### REQUIREMENTS
Quote from the first line below through the line that contains "import seaborn as sns", both included, and leave the pictures out.

### DATA

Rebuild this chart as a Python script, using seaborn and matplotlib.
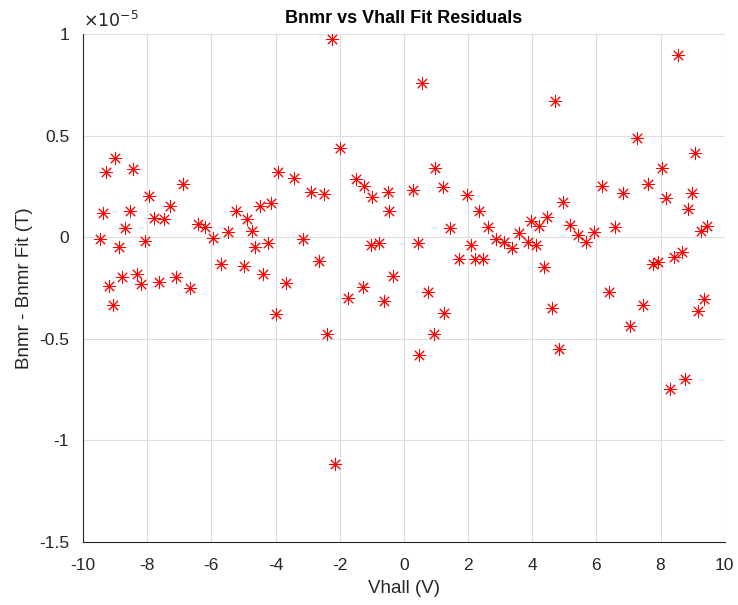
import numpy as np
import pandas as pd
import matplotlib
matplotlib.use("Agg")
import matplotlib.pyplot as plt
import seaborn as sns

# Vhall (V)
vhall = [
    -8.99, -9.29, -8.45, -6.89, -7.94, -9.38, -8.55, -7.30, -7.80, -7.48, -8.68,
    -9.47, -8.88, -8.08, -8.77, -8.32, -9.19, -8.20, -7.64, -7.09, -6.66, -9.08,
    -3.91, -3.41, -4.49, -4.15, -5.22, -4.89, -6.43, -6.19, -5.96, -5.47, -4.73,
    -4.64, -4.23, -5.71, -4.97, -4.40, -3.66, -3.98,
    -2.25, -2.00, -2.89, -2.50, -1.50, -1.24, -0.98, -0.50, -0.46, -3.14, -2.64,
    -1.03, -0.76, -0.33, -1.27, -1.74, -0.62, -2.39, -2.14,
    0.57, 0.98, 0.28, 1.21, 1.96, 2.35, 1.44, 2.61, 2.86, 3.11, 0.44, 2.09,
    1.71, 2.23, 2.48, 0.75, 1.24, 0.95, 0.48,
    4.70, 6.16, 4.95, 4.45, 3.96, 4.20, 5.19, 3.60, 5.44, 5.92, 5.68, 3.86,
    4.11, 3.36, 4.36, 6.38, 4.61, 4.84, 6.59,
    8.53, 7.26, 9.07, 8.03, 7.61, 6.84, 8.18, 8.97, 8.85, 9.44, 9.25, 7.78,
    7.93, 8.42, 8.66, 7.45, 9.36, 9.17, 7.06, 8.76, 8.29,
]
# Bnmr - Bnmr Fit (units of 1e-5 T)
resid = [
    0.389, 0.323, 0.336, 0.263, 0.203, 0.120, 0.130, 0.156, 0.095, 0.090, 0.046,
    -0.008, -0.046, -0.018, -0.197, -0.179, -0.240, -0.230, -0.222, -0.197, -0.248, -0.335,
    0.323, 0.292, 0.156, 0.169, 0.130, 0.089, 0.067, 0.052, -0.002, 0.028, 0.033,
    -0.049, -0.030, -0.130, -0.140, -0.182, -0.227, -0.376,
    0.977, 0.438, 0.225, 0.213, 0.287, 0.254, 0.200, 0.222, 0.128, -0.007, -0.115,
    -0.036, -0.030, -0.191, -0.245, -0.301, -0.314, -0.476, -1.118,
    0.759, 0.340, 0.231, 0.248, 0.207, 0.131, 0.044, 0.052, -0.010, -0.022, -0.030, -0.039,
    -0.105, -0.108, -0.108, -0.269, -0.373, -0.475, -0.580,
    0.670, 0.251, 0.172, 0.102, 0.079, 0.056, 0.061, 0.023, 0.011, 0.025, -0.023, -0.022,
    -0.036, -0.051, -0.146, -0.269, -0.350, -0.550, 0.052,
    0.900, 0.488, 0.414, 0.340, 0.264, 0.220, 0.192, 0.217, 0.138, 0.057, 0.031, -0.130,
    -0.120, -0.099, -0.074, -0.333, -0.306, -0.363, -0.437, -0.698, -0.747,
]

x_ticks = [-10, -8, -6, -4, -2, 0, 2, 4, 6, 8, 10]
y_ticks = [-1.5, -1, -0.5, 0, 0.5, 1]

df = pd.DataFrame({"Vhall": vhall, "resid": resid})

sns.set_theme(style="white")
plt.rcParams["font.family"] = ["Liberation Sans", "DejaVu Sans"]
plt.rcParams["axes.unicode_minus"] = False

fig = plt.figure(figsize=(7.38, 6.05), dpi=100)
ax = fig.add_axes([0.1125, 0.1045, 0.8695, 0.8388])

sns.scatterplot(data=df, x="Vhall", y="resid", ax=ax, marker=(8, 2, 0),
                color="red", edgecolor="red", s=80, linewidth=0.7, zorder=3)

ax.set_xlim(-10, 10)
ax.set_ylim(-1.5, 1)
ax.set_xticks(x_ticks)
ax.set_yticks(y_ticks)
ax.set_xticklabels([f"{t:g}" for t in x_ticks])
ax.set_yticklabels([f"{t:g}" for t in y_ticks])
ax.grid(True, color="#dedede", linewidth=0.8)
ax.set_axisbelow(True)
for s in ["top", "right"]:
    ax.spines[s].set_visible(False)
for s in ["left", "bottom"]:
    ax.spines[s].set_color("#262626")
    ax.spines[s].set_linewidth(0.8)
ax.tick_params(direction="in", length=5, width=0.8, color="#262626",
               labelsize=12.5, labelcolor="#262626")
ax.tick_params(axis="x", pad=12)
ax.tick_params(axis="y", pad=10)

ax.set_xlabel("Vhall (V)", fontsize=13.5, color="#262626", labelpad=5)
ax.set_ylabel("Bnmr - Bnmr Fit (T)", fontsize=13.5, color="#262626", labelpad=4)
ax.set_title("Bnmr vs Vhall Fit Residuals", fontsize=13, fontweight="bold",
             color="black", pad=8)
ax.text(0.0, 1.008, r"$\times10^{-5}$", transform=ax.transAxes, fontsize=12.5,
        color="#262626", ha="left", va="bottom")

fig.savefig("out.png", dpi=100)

### TASK RESPONSE
Rebuild this chart as a Python script, using seaborn and matplotlib.
import numpy as np
import pandas as pd
import matplotlib
matplotlib.use("Agg")
import matplotlib.pyplot as plt
import seaborn as sns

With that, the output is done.